----- SUPPLIED MATERIAL -----

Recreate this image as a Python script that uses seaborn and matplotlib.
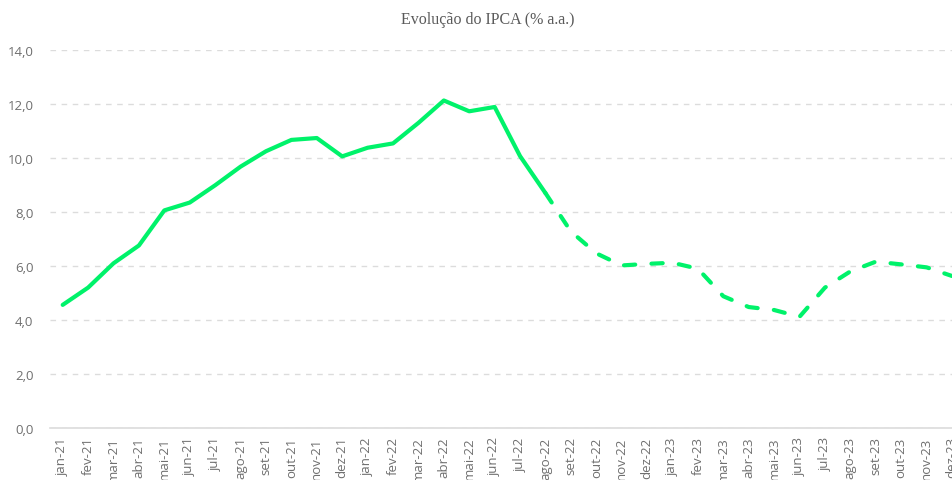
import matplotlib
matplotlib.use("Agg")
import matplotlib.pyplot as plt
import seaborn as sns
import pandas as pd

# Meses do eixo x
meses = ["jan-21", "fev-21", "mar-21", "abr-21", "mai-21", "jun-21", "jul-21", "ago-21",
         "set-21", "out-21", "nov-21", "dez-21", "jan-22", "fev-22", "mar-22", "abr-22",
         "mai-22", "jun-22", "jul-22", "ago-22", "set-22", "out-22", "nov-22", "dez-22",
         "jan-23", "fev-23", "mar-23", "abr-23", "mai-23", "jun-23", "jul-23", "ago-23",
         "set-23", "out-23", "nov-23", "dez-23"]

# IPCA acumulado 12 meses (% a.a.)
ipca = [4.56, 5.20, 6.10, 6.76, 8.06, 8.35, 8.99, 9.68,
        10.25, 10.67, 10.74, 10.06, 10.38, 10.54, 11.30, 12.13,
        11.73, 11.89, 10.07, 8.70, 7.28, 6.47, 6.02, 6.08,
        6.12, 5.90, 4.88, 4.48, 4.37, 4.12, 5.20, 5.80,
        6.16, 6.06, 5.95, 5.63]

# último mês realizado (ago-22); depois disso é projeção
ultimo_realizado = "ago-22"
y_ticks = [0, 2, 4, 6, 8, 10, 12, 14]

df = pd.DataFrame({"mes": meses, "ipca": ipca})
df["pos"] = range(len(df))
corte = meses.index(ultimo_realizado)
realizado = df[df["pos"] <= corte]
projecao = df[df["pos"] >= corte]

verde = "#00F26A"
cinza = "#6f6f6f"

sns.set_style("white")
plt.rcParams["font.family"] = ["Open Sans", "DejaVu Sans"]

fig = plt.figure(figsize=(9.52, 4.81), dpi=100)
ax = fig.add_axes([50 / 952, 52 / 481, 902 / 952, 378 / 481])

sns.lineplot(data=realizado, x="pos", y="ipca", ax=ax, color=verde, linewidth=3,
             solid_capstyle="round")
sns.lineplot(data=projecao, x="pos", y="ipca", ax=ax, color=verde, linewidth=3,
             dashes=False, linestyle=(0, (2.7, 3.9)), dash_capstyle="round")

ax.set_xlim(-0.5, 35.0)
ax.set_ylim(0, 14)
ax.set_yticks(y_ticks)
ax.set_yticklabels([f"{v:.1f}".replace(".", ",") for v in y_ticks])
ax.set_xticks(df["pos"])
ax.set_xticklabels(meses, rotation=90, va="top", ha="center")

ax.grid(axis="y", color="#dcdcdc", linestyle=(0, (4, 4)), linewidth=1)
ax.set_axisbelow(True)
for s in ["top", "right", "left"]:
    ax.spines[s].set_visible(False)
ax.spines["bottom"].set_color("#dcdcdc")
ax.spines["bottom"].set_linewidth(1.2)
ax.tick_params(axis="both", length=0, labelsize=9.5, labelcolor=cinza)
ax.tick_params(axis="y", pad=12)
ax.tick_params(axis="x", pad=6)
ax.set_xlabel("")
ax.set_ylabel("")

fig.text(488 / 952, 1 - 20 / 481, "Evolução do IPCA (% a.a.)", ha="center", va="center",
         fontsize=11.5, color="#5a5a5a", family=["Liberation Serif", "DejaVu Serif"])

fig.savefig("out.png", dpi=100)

-----

Reproduce the material above verbatim; omit every picture.

EXERCISE OUTPUT.
Recreate this image as a Python script that uses seaborn and matplotlib.
import matplotlib
matplotlib.use("Agg")
import matplotlib.pyplot as plt
import seaborn as sns
import pandas as pd

# Meses do eixo x
meses = ["jan-21", "fev-21", "mar-21", "abr-21", "mai-21", "jun-21", "jul-21", "ago-21",
         "set-21", "out-21", "nov-21", "dez-21", "jan-22", "fev-22", "mar-22", "abr-22",
         "mai-22", "jun-22", "jul-22", "ago-22", "set-22", "out-22", "nov-22", "dez-22",
         "jan-23", "fev-23", "mar-23", "abr-23", "mai-23", "jun-23", "jul-23", "ago-23",
         "set-23", "out-23", "nov-23", "dez-23"]

# IPCA acumulado 12 meses (% a.a.)
ipca = [4.56, 5.20, 6.10, 6.76, 8.06, 8.35, 8.99, 9.68,
        10.25, 10.67, 10.74, 10.06, 10.38, 10.54, 11.30, 12.13,
        11.73, 11.89, 10.07, 8.70, 7.28, 6.47, 6.02, 6.08,
        6.12, 5.90, 4.88, 4.48, 4.37, 4.12, 5.20, 5.80,
        6.16, 6.06, 5.95, 5.63]

# último mês realizado (ago-22); depois disso é projeção
ultimo_realizado = "ago-22"
y_ticks = [0, 2, 4, 6, 8, 10, 12, 14]

df = pd.DataFrame({"mes": meses, "ipca": ipca})
df["pos"] = range(len(df))
corte = meses.index(ultimo_realizado)
realizado = df[df["pos"] <= corte]
projecao = df[df["pos"] >= corte]

verde = "#00F26A"
cinza = "#6f6f6f"

sns.set_style("white")
plt.rcParams["font.family"] = ["Open Sans", "DejaVu Sans"]

fig = plt.figure(figsize=(9.52, 4.81), dpi=100)
ax = fig.add_axes([50 / 952, 52 / 481, 902 / 952, 378 / 481])

sns.lineplot(data=realizado, x="pos", y="ipca", ax=ax, color=verde, linewidth=3,
             solid_capstyle="round")
sns.lineplot(data=projecao, x="pos", y="ipca", ax=ax, color=verde, linewidth=3,
             dashes=False, linestyle=(0, (2.7, 3.9)), dash_capstyle="round")

ax.set_xlim(-0.5, 35.0)
ax.set_ylim(0, 14)
ax.set_yticks(y_ticks)
ax.set_yticklabels([f"{v:.1f}".replace(".", ",") for v in y_ticks])
ax.set_xticks(df["pos"])
ax.set_xticklabels(meses, rotation=90, va="top", ha="center")

ax.grid(axis="y", color="#dcdcdc", linestyle=(0, (4, 4)), linewidth=1)
ax.set_axisbelow(True)
for s in ["top", "right", "left"]:
    ax.spines[s].set_visible(False)
ax.spines["bottom"].set_color("#dcdcdc")
ax.spines["bottom"].set_linewidth(1.2)
ax.tick_params(axis="both", length=0, labelsize=9.5, labelcolor=cinza)
ax.tick_params(axis="y", pad=12)
ax.tick_params(axis="x", pad=6)
ax.set_xlabel("")
ax.set_ylabel("")

fig.text(488 / 952, 1 - 20 / 481, "Evolução do IPCA (% a.a.)", ha="center", va="center",
         fontsize=11.5, color="#5a5a5a", family=["Liberation Serif", "DejaVu Serif"])

fig.savefig("out.png", dpi=100)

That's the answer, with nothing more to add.